> **WRITTEN REQUEST**: Leave the pictures out and retype the lines from the beginning through the line with "from bokeh.resources import INLINE", both ends included.

> **RECORDED DATA**:
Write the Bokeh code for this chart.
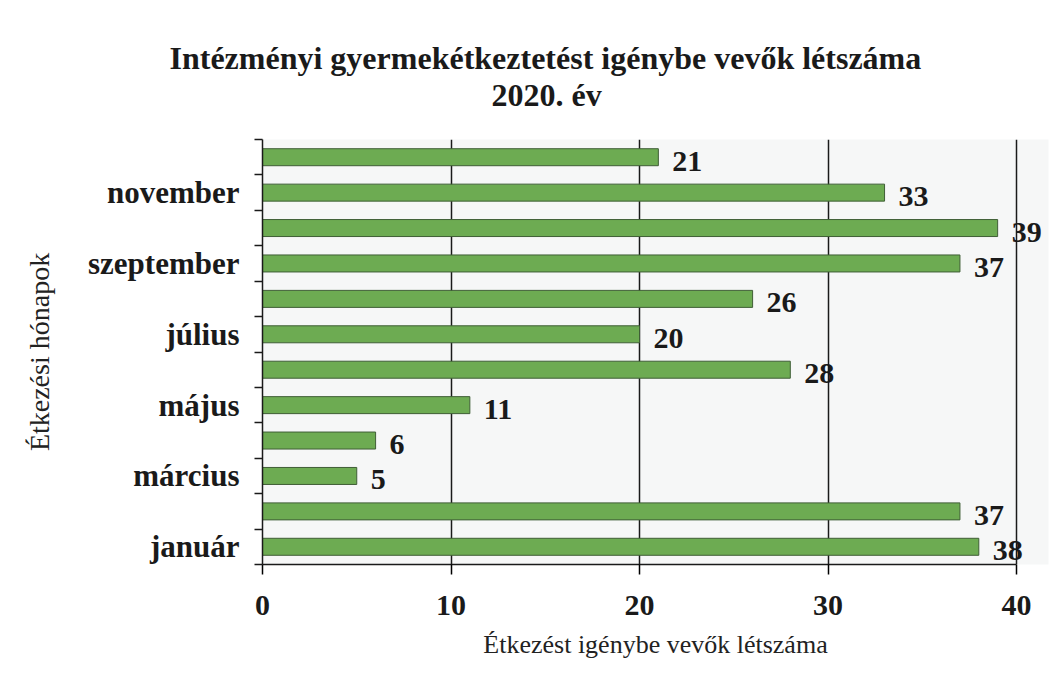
from bokeh.plotting import figure
from bokeh.models import Range1d, FixedTicker, Title, ColumnDataSource
from bokeh.core.properties import value
from bokeh.embed import file_html
from bokeh.resources import INLINE

months = ["január", "február", "március", "április", "május", "június",
          "július", "augusztus", "szeptember", "október", "november", "december"]
counts = [38, 37, 5, 6, 11, 28, 20, 26, 37, 39, 33, 21]
x_ticks = [0, 10, 20, 30, 40]
title_main = "Intézményi gyermekétkeztetést igénybe vevők létszáma"
title_sub = "2020. év"
x_title = "Étkezést igénybe vevők létszáma"
y_title = "Étkezési hónapok"

FONT = "Liberation Serif"
pos = list(range(len(months)))
src = ColumnDataSource(dict(y=pos, v=counts, lab=[str(c) for c in counts]))

LEFT = 262
frame_w = 1050 - LEFT - 2
x_end = 40 * frame_w / 754.0

p = figure(output_backend="svg", toolbar_location=None, title=None,
           frame_width=frame_w, frame_height=425,
           min_border_left=LEFT, min_border_right=2, min_border_top=139, min_border_bottom=106,
           x_range=Range1d(0, x_end), y_range=Range1d(-0.5, len(months) - 0.5),
           background_fill_color="#f6f7f7", border_fill_color="white")
p.outline_line_color = None

p.hbar(y="y", right="v", left=0, height=0.48, source=src,
       fill_color="#6dab52", line_color="#3f5e36", line_width=1)
p.text(x="v", y="y", text="lab", source=src, x_offset=14, y_offset=4,
       text_baseline="middle", text_align="left",
       text_font=value(FONT), text_font_style="bold", text_font_size="30px",
       text_color="#1a1a1a")

# x axis
xa = p.xaxis[0]
xa.ticker = FixedTicker(ticks=x_ticks)
xa.bounds = (0, 40)
xa.axis_line_color = "#1a1a1a"
xa.axis_line_width = 1.5
xa.major_tick_out = 10
xa.major_tick_in = 0
xa.major_tick_line_width = 1.5
xa.minor_tick_line_color = None
xa.major_label_text_font = FONT
xa.major_label_text_font_style = "bold"
xa.major_label_text_font_size = "30px"
xa.major_label_text_color = "#1a1a1a"
xa.major_label_standoff = 21
xa.axis_label = x_title
xa.axis_label_text_font = FONT
xa.axis_label_text_font_style = "normal"
xa.axis_label_text_font_size = "26px"
xa.axis_label_text_color = "#222222"
xa.axis_label_standoff = 12

# y axis
ya = p.yaxis[0]
ya.ticker = FixedTicker(ticks=pos[0::2], minor_ticks=[i - 0.5 for i in range(len(months) + 1)])
ya.major_label_overrides = {i: months[i] for i in pos[0::2]}
ya.axis_line_color = "#1a1a1a"
ya.axis_line_width = 1.5
ya.major_tick_line_color = None
ya.major_tick_out = 0
ya.major_tick_in = 0
ya.minor_tick_out = 8
ya.minor_tick_in = 0
ya.minor_tick_line_color = "#1a1a1a"
ya.minor_tick_line_width = 1.5
ya.major_label_text_font = FONT
ya.major_label_text_font_style = "bold"
ya.major_label_text_font_size = "31px"
ya.major_label_text_color = "#1a1a1a"
ya.major_label_standoff = 15
ya.axis_label = y_title
ya.axis_label_text_font = FONT
ya.axis_label_text_font_style = "normal"
ya.axis_label_text_font_size = "28px"
ya.axis_label_text_color = "#222222"
ya.axis_label_standoff = 30

p.xgrid.ticker = FixedTicker(ticks=x_ticks[1:])
p.xgrid.grid_line_color = "#1a1a1a"
p.xgrid.grid_line_width = 1.5
p.ygrid.grid_line_color = None

p.add_layout(Title(text=title_sub, align="left", offset=492 - LEFT - 1,
                   text_font=FONT, text_font_style="bold", text_font_size="32px",
                   text_color="#1a1a1a", standoff=54), "above")
p.add_layout(Title(text=title_main, align="left", offset=170 - LEFT - 1,
                   text_font=FONT, text_font_style="bold", text_font_size="32px",
                   text_color="#1a1a1a", standoff=-56), "above")

open("out.html", "w").write(file_html(p, INLINE))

> **EXERCISE RESPONSE**:
Write the Bokeh code for this chart.
from bokeh.plotting import figure
from bokeh.models import Range1d, FixedTicker, Title, ColumnDataSource
from bokeh.core.properties import value
from bokeh.embed import file_html
from bokeh.resources import INLINE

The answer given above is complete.